My very first blog posting was launched on 18 January 2010 more as a preliminary test than as a start of a regular blogging carrier. Since then I - surprisingly - managed to post 8 to 10 pieces per month, which I consider the absolute maximum imaginable posting rate besides my main "jobs" as patent attorney in my Munich based patent law firm k/s/n/h and as a husband and father of two.

As it is explained on the blog's main page, the name "Visae Patentes" is derived from a medieval Latin root whose meaning slowly transformed from an official term for a "privilege issued in writing" (e.g. a patent) to a rather colloquial expression of getting up to nonsense, doing silly things, or messing about something. Of course, I am not saying that patents are nonsense - the name is rather meant to provoke some cognition to achieve "distinctiveness" -, but there certainly exists a fine line between useful patent regimes that really foster technical progress and other regimes that are less useful in this regard.

Many smart people (and also some less smart but more dogmatic fellows) assume that this fine line is constantly crossed by so called "software patents", since, so they say, software almost always relates to conceptual and mathematical issues (i.e. "abstract ideas" in the Bilski sense) and programming is not about inventions anyway, which is why software-implemented inventions should not be patentable at all. While I agree that pure conceptual or mathematical teachings may lie beyond that fine line, it is also clear that there exist software-implemented inventions that apparently must lie at the patentable side of that line since they represent technical improvement in the very sense of that word, e.g. a software-controlled washing machine, car brake system or the like. 

For many years now, jurisdiction around the world have tried to find appropriate legal definitions and models for that fine line, so called patent-eligibility requirements. While the EPO and Germany follow a "technicalilty" approach, the US has its machine-or-transformation test and no-abstract-idea/Bilski approach, Great Britain follows its Aerotel/Macrossan test, Canada requires a "practical embodiment", Australia a "physical effect" and Japan has a laws-of-nature requirement.
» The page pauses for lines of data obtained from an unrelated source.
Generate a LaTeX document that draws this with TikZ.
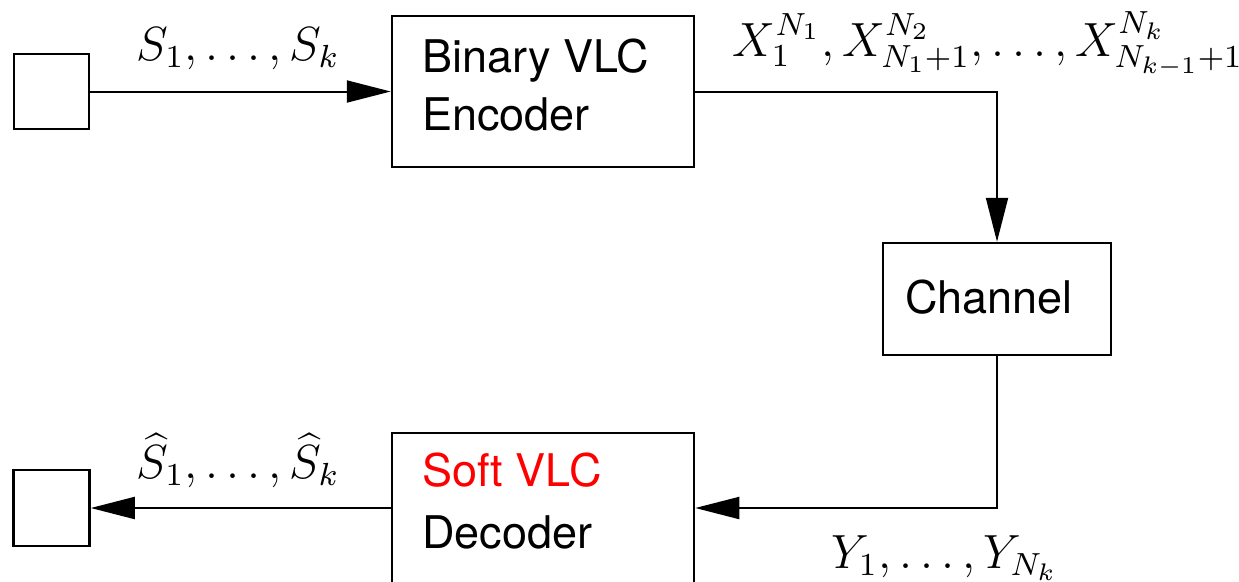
\documentclass[tikz,border=0pt]{standalone}
\usepackage{fontspec}
\setsansfont{TeX Gyre Heros}
\usetikzlibrary{arrows.meta}
\begin{document}
\begin{tikzpicture}[x=1pt,y=-1pt,
  blk/.style={draw, line width=2.5pt, inner sep=0pt},
  conn/.style={line width=2pt, -{Triangle[length=44pt,width=22pt]}},
  txt/.style={font=\fontsize{45}{54}\sffamily, anchor=base west, inner sep=0pt},
  mth/.style={font=\fontsize{12}{14}\selectfont, scale=4, anchor=base west, inner sep=0pt}]
\useasboundingbox (0,0) rectangle (1239,581);
% blocks
\node[blk, minimum width=75pt, minimum height=75pt] (src) at (51.5,91.5) {};
\node[blk, minimum width=302pt, minimum height=151pt] (enc) at (543,91.5) {};
\node[blk, minimum width=228pt, minimum height=112pt] (chan) at (997,299) {};
\node[blk, minimum width=302pt, minimum height=150pt] (dec) at (543,508) {};
\node[blk, minimum width=76pt, minimum height=76pt] (sink) at (51.5,508) {};
% block texts
\node[txt] (enc1) at (422,72) {Binary VLC};
\node[txt] (enc2) at (422,130) {Encoder};
\node[txt] (chant) at (905,313) {Channel};
\node[txt, text=red] (dec1) at (422,486) {Soft VLC};
\node[txt] (dec2) at (422,548) {Decoder};
% connectors
\draw[conn] (src.east) -- (enc.west);
\draw[conn] (enc.east) -| (chan.north);
\draw[conn] (chan.south) |- (dec.east);
\draw[conn] (dec.west) -- (sink.east);
% labels
\node[mth] (ls) at (136,60) {$S_1,\ldots,S_k$};
\node[mth] (lx) at (732,56) {$X_1^{N_1},X_{N_1+1}^{N_2},\ldots,X_{N_{k-1}+1}^{N_k}$};
\node[mth] (ly) at (831,568) {$Y_1,\ldots,Y_{N_k}$};
\node[mth] (lh) at (136,478) {$\widehat{S}_1,\ldots,\widehat{S}_k$};
\end{tikzpicture}
\end{document}
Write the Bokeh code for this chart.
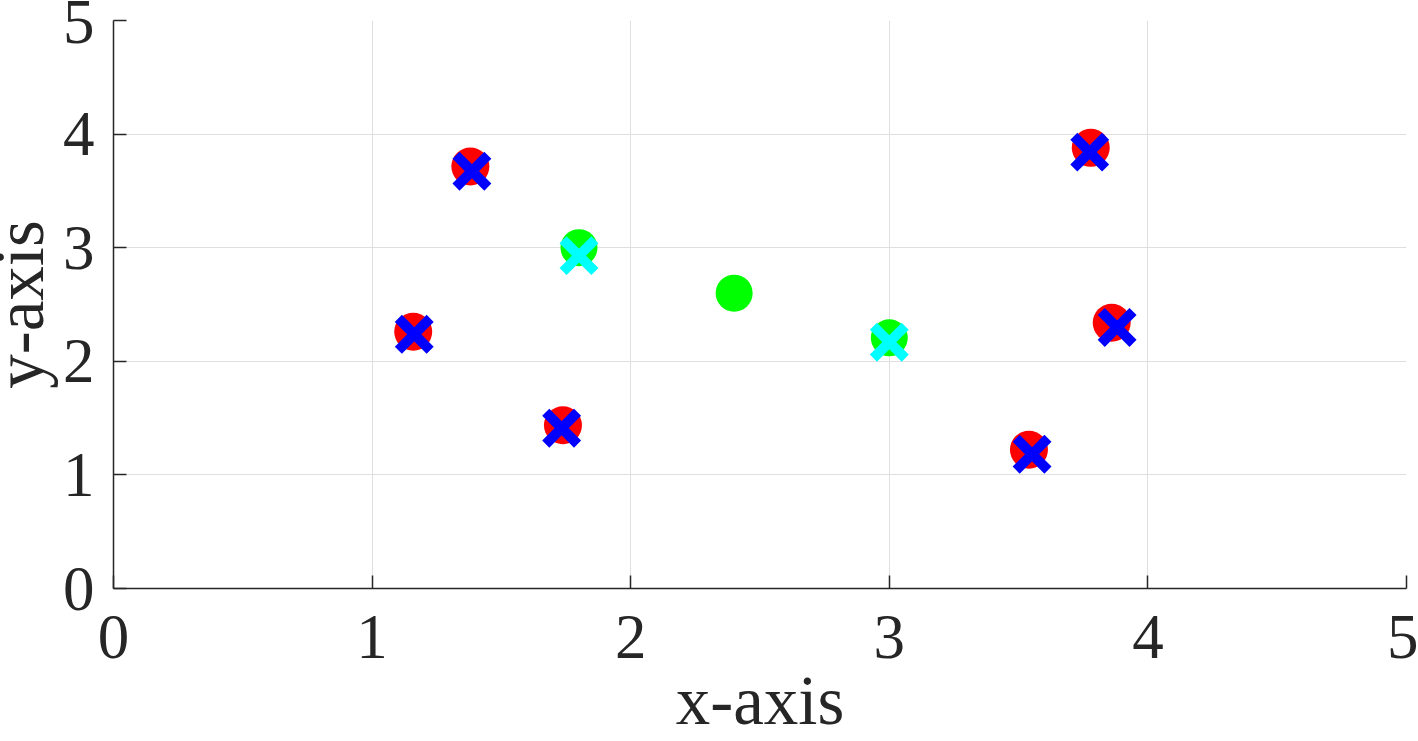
from bokeh.plotting import figure
from bokeh.models import Range1d, FixedTicker
from bokeh.embed import file_html
from bokeh.resources import INLINE

# data
red_x = [1.159, 1.380, 1.738, 3.540, 3.779, 3.860]
red_y = [2.260, 3.715, 1.437, 1.221, 3.879, 2.339]
blue_x = [1.163, 1.386, 1.733, 3.552, 3.775, 3.881]
blue_y = [2.238, 3.673, 1.411, 1.182, 3.841, 2.298]
green_x = [1.80, 2.40, 3.00]
green_y = [3.00, 2.60, 2.207]
cyan_x = [1.80, 3.00]
cyan_y = [2.93, 2.168]
ticks = [0, 1, 2, 3, 4, 5]
tick_labels = ["0", "1", "2", "3", "4", "5"]
x_title = "x-axis"
y_title = "y-axis"

FONT = "Liberation Serif"
AX = "#262626"
SHIFT = 22

p = figure(width=1418 + SHIFT, height=741, output_backend="svg", toolbar_location=None,
           x_range=Range1d(0, 5), y_range=Range1d(0, 5),
           min_border_left=113 + SHIFT, min_border_right=12, min_border_top=20, min_border_bottom=153,
           styles={"margin-left": f"-{SHIFT}px"})
p.outline_line_color = None
p.background_fill_color = "white"
p.border_fill_color = "white"

for ax in (p.xaxis[0], p.yaxis[0]):
    ax.ticker = FixedTicker(ticks=ticks)
    ax.major_label_overrides = {t: l for t, l in zip(ticks, tick_labels)}
    ax.major_tick_in = 13
    ax.major_tick_out = 0
    ax.minor_tick_line_color = None
    ax.axis_line_color = AX
    ax.axis_line_width = 1.5
    ax.major_tick_line_color = AX
    ax.major_tick_line_width = 1.5
    ax.major_label_text_font = FONT
    ax.major_label_text_font_size = "63px"
    ax.major_label_text_color = AX
    ax.axis_label_text_font = FONT
    ax.axis_label_text_font_size = "69px"
    ax.axis_label_text_font_style = "normal"
    ax.axis_label_text_color = AX

p.xaxis.axis_label = x_title
p.yaxis.axis_label = y_title
p.xaxis.major_label_standoff = 27
p.yaxis.major_label_standoff = 19
p.xaxis.axis_label_standoff = 2
p.yaxis.axis_label_standoff = 2

for g in (p.xgrid[0], p.ygrid[0]):
    g.ticker = FixedTicker(ticks=ticks)
    g.grid_line_color = "#dfdfdf"
    g.grid_line_width = 1

p.scatter(red_x, red_y, marker="circle", size=38, fill_color="#ff0000", line_color=None)
p.scatter(green_x, green_y, marker="circle", size=37, fill_color="#00ff00", line_color=None)
p.scatter(blue_x, blue_y, marker="x", size=45, line_color="#0000ff", line_width=10)
p.scatter(cyan_x, cyan_y, marker="x", size=45, line_color="#00ffff", line_width=10)

open("out.html", "w").write(file_html(p, INLINE))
In the end, all of theses approaches apper to relate to the same core issue of patent eligible subject-matter, namely to its tangible technical implementation.

As a patent attorney and computer scientist it was quite natural that in the beginning I planned to mainly report on IP software protection, but over the months I found many more interesting IP related topics that I considered worth mentioning, e.g. the exciting and important political debate on the so called EU and European Patent Court (EEUPC, EPLA) and the EU patent. Now, at the end of an eventful year, the EU patent failed (again) due to language issues and a so called enhanced co-operation of some willing EU member states appears to be the last resort. Or, rather, the latest approach of Germany and some others to quickly initiate an enhanced co-operation may also be a red herring to force stroppy Italians and/or Spaniards into the EU patent, whereas such "cooperation" may then be compensated for in some horse trading - during these days of southern European debt crisis. For now, we learned from @EUCouncilPress that the enhanced co-operation has made its way on the agenda of the EU Competitiveness Council on 10 December 2010 (cf. ). We thus will receive some more hot news on this issue until the end of the year.

Besides such political issues, the two opinions G 3/08 (12 May 2010) of the Enlarged Board of Appeal of the EPO and Bilski v. Kappos (28 June 2010) of the US Supreme Court were most relevant for many of us. While the Bilski opinion did answer some questions but posed even more new ones, the G 3/08 opinion marked somewhat of an end point in the debate on the EPO's practice on CII. In fact, the "adapted problem/solution approach" as developed in  T 208/84 (Vicom) and T 641/00 (Comvik), a variant of the regular problem/solution approach that additionally assesses a claim's technical character and its inventiveness based on technical features, has been confirmed as established examination scheme for CIIs and there is not the slightest sign that the legislator (i.e. the European Commission) will put that question back on the agenda after the epic failure of the proposal for an EU Directive on the patentability of computer-implemented invention in July 2005. So, according to my understanding, at least before the EPO we have gained some consistency and legal certainty as to what computer-related inventions may be patentable in Europe.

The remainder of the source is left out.